Cumulative Response Models

For a row vector of explanatory variables $\mb{x}$, the linear predictor

\[ \eta _ i= g(\mbox{Pr}(Y\leq i~ |~ \mb{x})) = \alpha _ i+\mb{x}\bbeta , \quad 1 \leq i \leq k \]

is estimated by

\[ \hat{\eta }_ i=\hat{\alpha }_ i+\mb{x}\hat{\bbeta } \]

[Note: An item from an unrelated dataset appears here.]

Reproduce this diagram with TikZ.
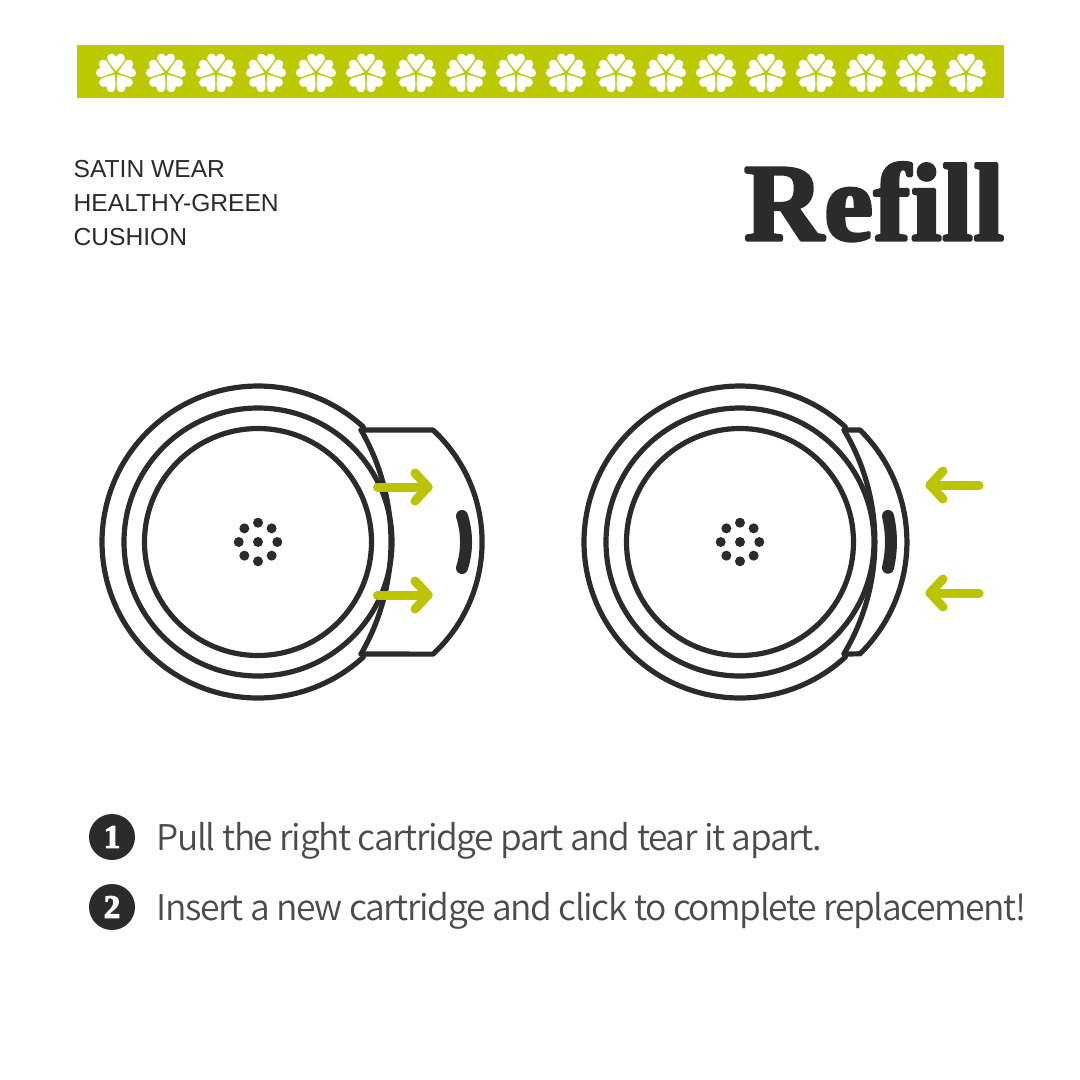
\documentclass[tikz,border=0pt]{standalone}
\usepackage{fontspec}
\setmainfont{Liberation Sans}
\newfontfamily\bodyfont[UprightFont=* DemiLight,LetterSpace=-3.9]{Noto Sans CJK KR}
\newfontfamily\logofont[FakeBold=3,Ligatures=NoCommon,LetterSpace=0.6]{Liberation Serif Bold}
\definecolor{ink}{HTML}{2B2B2B}
\definecolor{lime}{HTML}{BBC900}
\definecolor{arrowlime}{HTML}{BCC400}
\tikzset{
  ln/.style={draw=ink,line width=5.2pt,line join=round,line cap=round},
  slot/.style={draw=ink,line width=12pt,line cap=round},
  mv/.style={draw=arrowlime,line width=9pt,line cap=round,line join=round},
  dot/.style={fill=ink},
  label/.style={anchor=base west,inner sep=0pt,text=ink},
  head/.style={label,font=\fontsize{24.6}{24.6}\selectfont},
  stepline/.style={label,font=\bodyfont\fontsize{35.4}{35.4}\selectfont,text=ink!85},
  badge/.style={circle,fill=ink,minimum size=46pt,inner sep=0pt,text=white,font=\logofont\fontsize{33}{33}\selectfont},
  petal/.style={fill=white}
}
\begin{document}
\begin{tikzpicture}[x=1pt,y=-1pt]
\useasboundingbox (0,0) rectangle (1080,1080);
\fill[white] (0,0) rectangle (1080,1080);
% banner
\fill[lime] (77,45) rectangle (1004,98);
\foreach \i in {0,...,17}{
  \foreach \a in {0,72,144,216,288}{
    \fill[petal,shift={(116+50*\i,73)},rotate=\a]
      (0,-2) .. controls (-3.2,-5.6) and (-6.5,-10) .. (-8.8,-13.5)
      .. controls (-10.2,-19.5) and (-2.8,-21.5) .. (0,-16.5)
      .. controls (2.8,-21.5) and (10.2,-19.5) .. (8.8,-13.5)
      .. controls (6.5,-10) and (3.2,-5.6) .. (0,-2) -- cycle;
  }
}
% heading
\node[head] (t1) at (73.5,177.3) {SATIN WEAR};
\node[head] (t2) at (73.5,211.3) {HEALTHY-GREEN};
\node[head] (t3) at (73.5,245.3) {CUSHION};
\node[label,font=\logofont\fontsize{110}{110}\selectfont] (logo) at (744,240) {\special{pdf:code 1 j 1 J}Refill};
% left device
\coordinate (L) at (258,542);
\draw[ln] (L) circle[radius=134];
\draw[ln] (L) circle[radius=113.5];
\draw[ln] (L) ++(47.5:156) arc[start angle=47.5,end angle=312.5,radius=156];
\draw[ln] (361,430) -- (433,430) arc[start angle=-47.3,end angle=47.3,radius=152.5] -- (361,654);
\draw[ln] (361,430) arc[start angle=-30,end angle=30,radius=224];
\draw[slot] (462,516) arc[start angle=-17.6,end angle=17.6,radius=86];
\foreach \a in {0,45,...,315}{\fill[dot] (L) ++(\a:19.3) circle[radius=5];}
\fill[dot] (L) circle[radius=5];
\foreach \y in {487,595}{
  \draw[mv] (377.5,\y) -- (428,\y);
  \draw[mv] (415,\y-14) -- (428,\y) -- (415,\y+14);
}
% right device
\coordinate (R) at (740,542);
\draw[ln] (R) circle[radius=134];
\draw[ln] (R) circle[radius=113.5];
\draw[ln] (R) ++(47.5:156) arc[start angle=47.5,end angle=312.5,radius=156];
\draw[ln] (844,430) -- (860,430) arc[start angle=-45.5,end angle=45.5,radius=156.9] -- (844,654);
\draw[ln] (844,430) arc[start angle=-30.9,end angle=30.9,radius=217.8];
\draw[slot] (888,516) arc[start angle=-13,end angle=13,radius=115];
\foreach \a in {0,45,...,315}{\fill[dot] (R) ++(\a:19.3) circle[radius=5];}
\fill[dot] (R) circle[radius=5];
\foreach \y in {485,593}{
  \draw[mv] (979,\y) -- (930,\y);
  \draw[mv] (943,\y-14) -- (930,\y) -- (943,\y+14);
}
% steps
\node[badge] (b1) at (112,837) {1};
\node[badge] (b2) at (112,907) {2};
\node[stepline] (s1) at (156.5,850) {Pull the right cartridge part and tear it apart.};
\node[stepline] (s2) at (156.5,920) {Insert a new cartridge and click to complete replacement!};
\end{tikzpicture}
\end{document}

where $\hat{\alpha }_ i$ and $\hat{\bbeta }$ are the MLEs of $\alpha _ i$ and $\bbeta $. The estimated standard error of ${\eta }_ i$ is $\hat{\sigma }({\hat{\eta }}_ i)$, which can be computed as the square root of the quadratic form $(1, {\mb{x}}^\prime ){\hat{\mb{V}}_\mb {b}}(1, \mb{x}^\prime )^\prime $, where $\hat{\mb{V}}_\mb {b}$ is the estimated covariance matrix of the parameter estimates. The asymptotic $100(1-\alpha )\% $ confidence interval for ${\eta }_{i}$ is given by

\[ \hat{\eta }_ i\pm \Delta _{\alpha /2}\hat{\sigma }({\hat{\eta }}_ i) \]

The predicted value and the $100(1-\alpha )\% $ confidence limits for Pr$(Y\leq i~ |~ \mb{x})$ are obtained by back-transforming the corresponding measures for the linear predictor.


Predicted Probability

$100(1-\alpha )$ Confidence Limits


$1/(1+e^{-\hat{\eta }_ i})$

$1/(1+e^{-\hat{\eta }_ i \pm \Delta _{\alpha /2}\hat{\sigma }({\hat{\eta }}_ i)})$


$\Phi (\hat{\eta }_ i)$

$\Phi (\hat{\eta }_ i \pm \Delta _{\alpha /2}\hat{\sigma }({\hat{\eta }}_ i))$


$1-e^{-e^{\hat{\eta }_ i}}$

$1-e^{-e^{\hat{\eta }_ i\pm \Delta _{\alpha /2}\hat{\sigma }({\hat{\eta }}_ i)}}$

Generalized Logit Model

For a vector of explanatory variables $\mb{x}$, let $\pi _ i$ denote the probability of obtaining the response value i:

\[ \pi _ i = \left\{ \begin{array}{ll} \pi _{k+1} {e}^{\alpha _ i+\mb{x}\bbeta _ i} & 1\le i\le k \\ \displaystyle \frac{1}{1+\sum _{j=1}^{k} {e}^{\alpha _ j+\mb{x} {\bbeta }_ j}} & i=k+1 \end{array} \right. \]

By the delta method,

\[ \sigma ^2({\pi }_ i) = \biggl ( \frac{\partial \pi _ i}{\partial \btheta } \biggr )’ \bV ({\btheta }) \frac{\partial \pi _ i}{\partial \btheta } \]

A 100(1$-\alpha $)% confidence level for $\pi _ i$ is given by

\[ \hat{\pi }_ i \pm \Delta _{\alpha /2} \hat{\sigma }(\hat{\pi }_ i) \]

where $\hat{\pi }_ i$ is the estimated expected probability of response i and $\hat{\sigma }(\hat{\pi }_ i)$ is obtained by evaluating $\sigma ({\pi }_ i)$ at $\btheta =\hat{\btheta }$.